| AIM OF THE TASK |
Repeat the full listing below verbatim and keep the images out.
··· DATA LINES
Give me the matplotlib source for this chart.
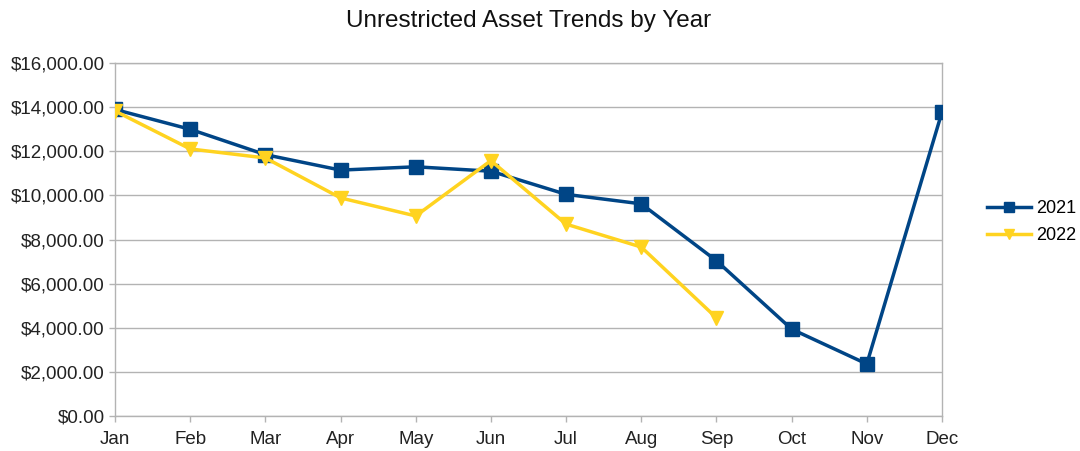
import matplotlib
matplotlib.use("Agg")
import matplotlib.pyplot as plt
from matplotlib.ticker import FuncFormatter, MultipleLocator

months = ["Jan", "Feb", "Mar", "Apr", "May", "Jun", "Jul", "Aug", "Sep", "Oct", "Nov", "Dec"]
assets_2021 = [13900, 13000, 11850, 11150, 11300, 11100, 10050, 9620, 7040, 3940, 2360, 13780]
assets_2022 = [13830, 12110, 11700, 9890, 9070, 11580, 8700, 7660, 4450]

plt.rcParams["font.family"] = ["Liberation Sans", "DejaVu Sans"]

fig = plt.figure(figsize=(10.8, 4.51), dpi=100)
ax = fig.add_axes([0.1065, 0.0776, 0.7657, 0.7824])

grid_c = "#b3b3b3"
ax.plot(range(len(assets_2021)), assets_2021, color="#004586", lw=2.5,
        marker="s", ms=9.5, label="2021", zorder=3)
ax.plot(range(len(assets_2022)), assets_2022, color="#ffd320", lw=2.5,
        marker="v", ms=10, label="2022", zorder=3)

ax.set_xlim(0, 11)
ax.set_ylim(0, 16000)
ax.set_xticks(range(len(months)))
ax.set_xticklabels(months)
ax.yaxis.set_major_locator(MultipleLocator(2000))
ax.yaxis.set_major_formatter(FuncFormatter(lambda v, p: f"${v:,.2f}"))
ax.grid(axis="y", color=grid_c, lw=1)
ax.set_axisbelow(True)
for s in ax.spines.values():
    s.set_color(grid_c)
    s.set_linewidth(1)
ax.tick_params(colors=grid_c, length=4, width=1, labelcolor="#222222", labelsize=13.5)
ax.tick_params(axis="x", pad=7)

ax.set_title("Unrestricted Asset Trends by Year", fontsize=17.5, pad=26, color="#111111")

ax.legend(loc="center left", bbox_to_anchor=(1.035, 0.55), frameon=False,
          fontsize=13, handlelength=2.4, handletextpad=0.3, labelspacing=0.55,
          markerscale=0.75)

fig.savefig("out.png", dpi=100)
······
| RESULT OF THIS EXERCISE |
Give me the matplotlib source for this chart.
import matplotlib
matplotlib.use("Agg")
import matplotlib.pyplot as plt
from matplotlib.ticker import FuncFormatter, MultipleLocator

months = ["Jan", "Feb", "Mar", "Apr", "May", "Jun", "Jul", "Aug", "Sep", "Oct", "Nov", "Dec"]
assets_2021 = [13900, 13000, 11850, 11150, 11300, 11100, 10050, 9620, 7040, 3940, 2360, 13780]
assets_2022 = [13830, 12110, 11700, 9890, 9070, 11580, 8700, 7660, 4450]

plt.rcParams["font.family"] = ["Liberation Sans", "DejaVu Sans"]

fig = plt.figure(figsize=(10.8, 4.51), dpi=100)
ax = fig.add_axes([0.1065, 0.0776, 0.7657, 0.7824])

grid_c = "#b3b3b3"
ax.plot(range(len(assets_2021)), assets_2021, color="#004586", lw=2.5,
        marker="s", ms=9.5, label="2021", zorder=3)
ax.plot(range(len(assets_2022)), assets_2022, color="#ffd320", lw=2.5,
        marker="v", ms=10, label="2022", zorder=3)

ax.set_xlim(0, 11)
ax.set_ylim(0, 16000)
ax.set_xticks(range(len(months)))
ax.set_xticklabels(months)
ax.yaxis.set_major_locator(MultipleLocator(2000))
ax.yaxis.set_major_formatter(FuncFormatter(lambda v, p: f"${v:,.2f}"))
ax.grid(axis="y", color=grid_c, lw=1)
ax.set_axisbelow(True)
for s in ax.spines.values():
    s.set_color(grid_c)
    s.set_linewidth(1)
ax.tick_params(colors=grid_c, length=4, width=1, labelcolor="#222222", labelsize=13.5)
ax.tick_params(axis="x", pad=7)

ax.set_title("Unrestricted Asset Trends by Year", fontsize=17.5, pad=26, color="#111111")

ax.legend(loc="center left", bbox_to_anchor=(1.035, 0.55), frameon=False,
          fontsize=13, handlelength=2.4, handletextpad=0.3, labelspacing=0.55,
          markerscale=0.75)

fig.savefig("out.png", dpi=100)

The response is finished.